We got in a truck-load of straw this week.  “Hay” is cut green, and may be alfalfa, grass, or grain.  “Straw” is the mature (yellow) grain-stalks, after the grain-heads have been cut off  by the combine.
While hay may have protein up to 20% and Total Digestible Nutrients of 50% and more, straw is not nearly as good a feed – when the weather is good.  But when the temperature drops below zero that straw becomes a wonderful source of energy!
Cattle in Montana range out year-around – that means 100o above , or 30o  below.  At temperatures below freezing, the cattle depend on the heat of digestion to keep themselves warm – and that’s where straw comes in.
In early pregnancy a cow may only need 7% protein to maintain body weight with a small fetus developing inside her.  The native grasses – even after they have gone dormant – provide enough protein and energy while the weather is moderate.  As long as the grass is available through the snow, it will meet the cow’s maintenance requirements.  But it takes a lot more feed to keep her warm when the temperature drops.  Eating straw supplies that additional energy at  about half the price of hay.
In the winter, the ground is frozen in Montana.  When a cow lies down, that frozen ground pulls out a lot more energy.  But if she is lying on straw, her energy requirements are 30% less.  So I like to give the cows all they can eat when it is cold, plus enough to bed on.
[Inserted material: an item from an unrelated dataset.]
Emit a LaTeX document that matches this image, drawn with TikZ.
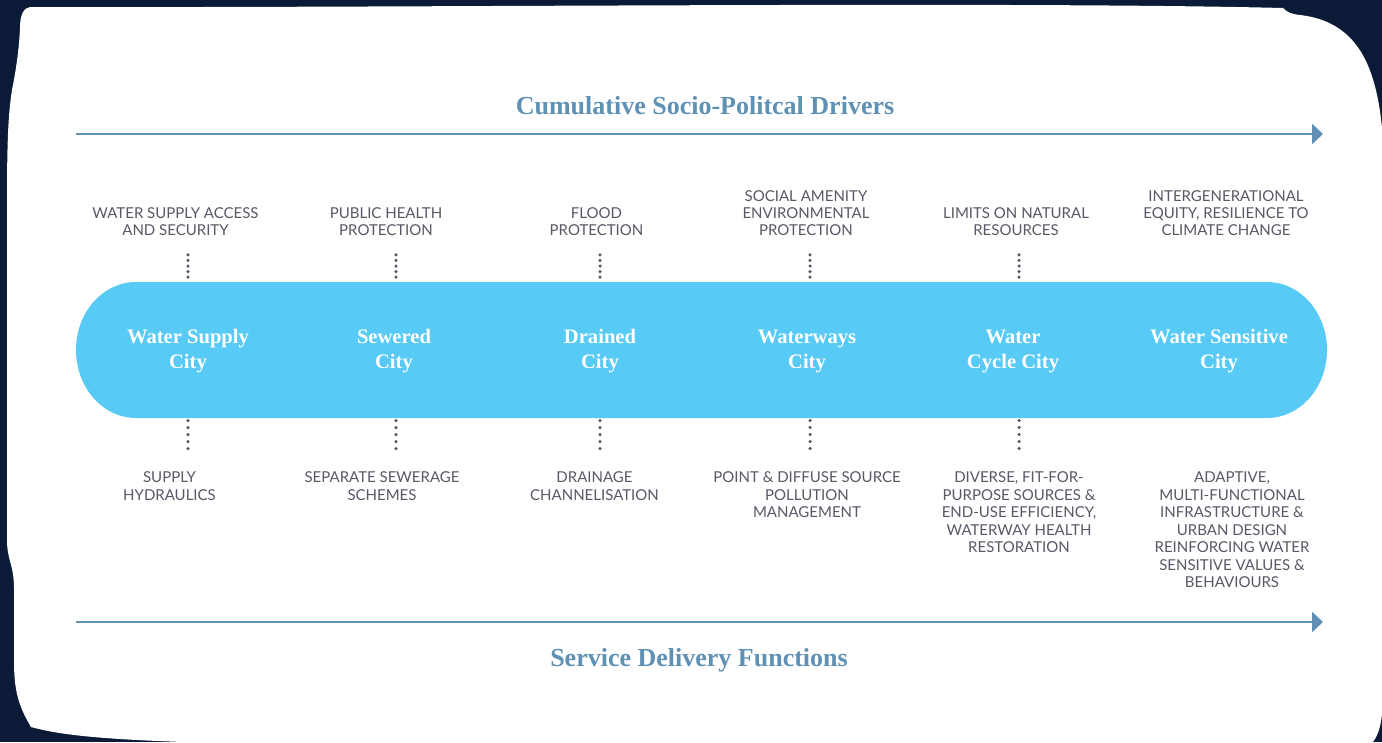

This straw came by semi-truck, with a 40-foot semi-trailer and a 36-foot “pup” trailer – 76 feet in all.  It was in “mid-size” square bales of 3’x3’x8’, weighing 600 pounds apiece - 84 of them.
With this load of straw in the stackyard I can finally relax, knowing that I have enough feed for my cows – no matter when winter sets in and how long it lasts.

Thursday, November 3, 2011


There were a dozen or so cattle in the weaning lot: a couple of acres with a good, tight fence adjoining our corrals down along the river.  These were an assorted bunch of cattle from hither and yon that we had been feeding hay for a few days until their destiny was decided.
There was a bull who had crawled a fence to escape the pasture with the other bulls; there were a couple of pairs which the neighbor had cut out from his cattle; there was a crippled cow with a bad bag; there were a half dozen yearling heifers that had been cut out from their bunch as their pregnancy was in question.  I didn’t want to waste any more hay or labor on this handful, and the weekly sale was the next day in Billings.  We went down to the corrals to deal with them.
These cattle were in a small lot where we could corral them easily enough with the help of our dogs, so there wasn’t any good reason to run horses in from pasture.  We loaded up vaccine, syringes, and insecticide pour into the pickup and headed down.  Most people do their corral sorting afoot, and so would we.
The corrals aren’t all that big – maybe 100 feet square.  But we were accustomed to doing our sorting ahorseback, and we weren’t quick enough to cut off what we wanted while we were afoot – so we ran them down the sorting alley.
Hundreds of thousands of cattle are sorted afoot every year in such an alley, but our cattle were bunched too tight. and we were too slow – one or two got past us.  So we had to pen the ones we had sorted, then bring back in the ones that got away.  We had worked all the rest of the cattle ahorseback the week before - and hadn’t missed a one – but this time we had to take the dogs out and corral the bunch again.
I commented to Ted somewhere along the line that we were expending way to much effort on such a small bunch – and he didn’t protest.
I had already decided to sell the bull and the old cow, so the object of the sort was to cut the two calves into the sale bunch and run the yearling heifers through the chute for a conformational palpation.  We ended up vaccinating and pouring four of the heifers to keep, which left six head to go to town and six head to be put out to pasture.
I would load the sale cattle in the stock trailer for the trip to town, Ted would  put the rest out into their respective bunches on the ranch: two were cows to go out with the main herd in the Clayton field, four were heifers to go with the rest of their group in a hayfield over east.  As I laid this out to Ted, he quickly realized that it would require a horse to put out both groups.
Why didn’t we just get in the horses in the first place? Ted asked; and I had no coherent response.